Dataran Rendah, Tempat Kita Mengucapkan Selamat Jalan

Terakhir kali, kami melakukan tos-selamat-jalan. Aku mengantarnya dengan hati-hati yang hanya sampai di kerongkongan. Rasanya aneh. Berhari-hari sebelumnya aku merasa kelelahan, kewalahan meladeni jadwal, ego, dan gengsi. Tapi harus kutekan dalam-dalam agar kejutan ini tetap mulus jalannya, meski pada akhirnya ia menciumnya juga.

"Kamu kenapa?"

Aku mencoba tertawa, tapi kemudian aku memang tertawa saja. Lucu sekali. Aku sedang melakukannya untuk diriku sendiri, ternyata. Maka kuputuskan untuk mengajaknya kembali ke kamar dan tidur saja sebelum besok akan menambah lelah dan kuharap juga senang. Kami berbicara soal sapi-sapi, perkawinan, lagu-lagu nostalgia, bintang-bintang, dan keserakahan.

Barang-barang di troli bandara menyibukkanku sehingga aku tidak perlu repot-repot mencari topik. Kemudian canggung tersenyum di dashboard mobil menemukan kekhawatiran yang tidak sengaja kutampakkan. Aku meliriknya tajam, ia tertawa puas. Sialan!

Saat itu, kami berkabar sekedarnya. Ada satu hari dimana kami memilih untuk jalan-jalan saja. Dua puluh sekian masih agak lama, kami harus bersabar. Sampai hari ini, kami membangun rencana-rencana dan membiarkannya digerus ombak pesisir, kami akan membangunnya lagi di siang hari, kemudian akan kami temukan mereka tercecer, hilang, dan terlupa keesokan paginya.

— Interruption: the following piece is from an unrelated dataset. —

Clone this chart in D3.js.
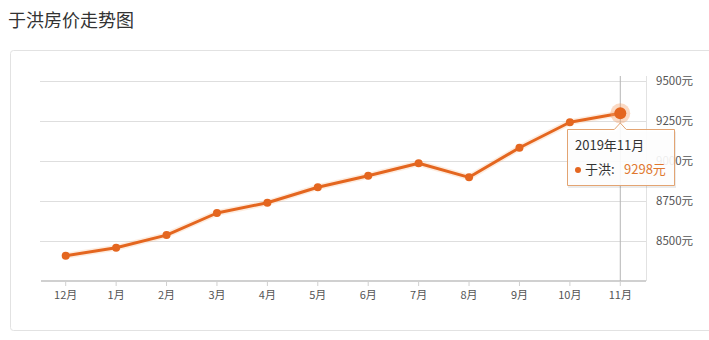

Bulan dan pasang, kami menikmatinya dengan berbaring, menunggu laut naik ke atas tubuh kami dan menggelitik dengan jemarinya yang teramat luas. Kami bergandeng tangan sampai adzan subuh terdengar. Akan kami berlarian dengan kaos yang lekat dan terawang, dengan tawa-tawa kecil yang kami telan di antara senyum gigi-gigi gigis dan matanya yang melengkung seperti sabit yang baru kami pandang. Aku ingin berpelukan dengan jari-jari yang bersilangan. Nanti, kami akan terbangun di hari yang lain, berjalan sendirian, berpunggungan, lalu kami cari sisa-sisa rencana yang semalam kami biarkan diambil laut ketika kami keasyikan bertatap-tatapan.

Di stasiun baru, aku menyampirkan satu kantong plastik jajan. Kami merasa seperti akrab kembali setelah seribu enam ratus dua puluh tujuh hari menjalani hubungan berjarak. Aku ingin kami berjumpa lagi kapan-kapan, aku ingin kami tetap menjadi teman baik meski banyak hal yang berubah.

Sama, aku juga ingin kami tetap baik meski terus berubah, meski laut akan selalu menelan rencana-rencana kami, aku ingin tetap dapat berbaring bersama dan tergelitik bersama saat ombak menghantam dan memijit tubuh kami.

Hingga nanti, jika ternyata kami terluka karena landak laut, aku ingin mengobatinya tanpa penyesalan, agar tidak ada tujuh tahun lainnya yang menyeretku ke segitiga bermuda.